How much power could be generated using wave energy?
Wave energy is an emerging technology that has been generating interest as an alternative renewable energy source. There are more than 200 wave energy devices in various stages of testing and demonstration, however there is limited published data on its viability as an alternate energy source.
Given the apparent advantages of wave energy and the fact that it's a very new technology, we wanted to understand what is the sustainable level at which this resource could be used for energy supply, and whether it could be competitive with other energy technologies.
Understanding the potential of wave energy
We undertook research to find out more about the potential of wave energy, and how it stacked up against other technologies.
Using a team of experts including oceanographers, economists and engineers, we conducted a review of existing knowledge including the technology, Australian resource, cost projections, likely uptake and the impact of energy extraction.
The study aimed to identify research and development challenges and opportunities for ocean renewable energy.
The Australian Wave Energy Atlas
With this information in hand, we then embarked on further research with the support of the Australian Renewable Energy Agency, to broaden our knowledge of wave energy further by creating the Australian Marine Energy Atlas.

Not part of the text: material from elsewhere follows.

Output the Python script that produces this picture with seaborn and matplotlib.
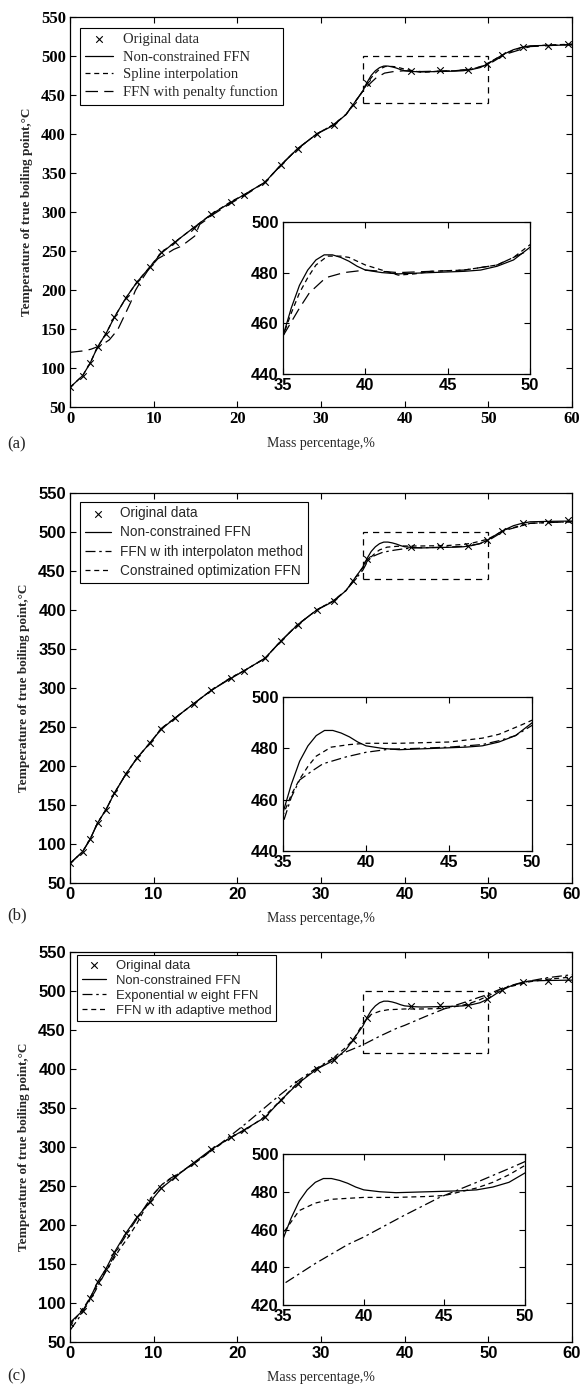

Led by CSIRO Oceans and Atmosphere, the atlas provides a 4D interactive wave map of the greater Australian coastal area relative to available infrastructure and spatial constraints in the marine domain such as ports and shipping routes, fisheries and aquaculture, marine and coastal parks).
The potential for wave energy in Australia is great
Key findings from the study:
- The Wave Atlas is publicly accessible so that all interested parties including project developers, regulators and investors can benefit from the research.
- Our preliminary studies show the southern coastline of Australia has a great wave resource. This is because strong Southern Ocean winds generate consistently large waves which travel northwards to Australia's southern coastline. The large consistent swell provides ideal conditions for wave energy production.
- Our research shows wave energy could contribute up to 11 per cent of Australia’s energy (enough to power a city the size of Melbourne) by 2050, making it a strong contender in Australia’s renewable energy mix.
- Recognising the future potential for wave energy, CSIRO is also supporting developers to understand the environmental effects of the deployment of wave energy converters in the marine environment.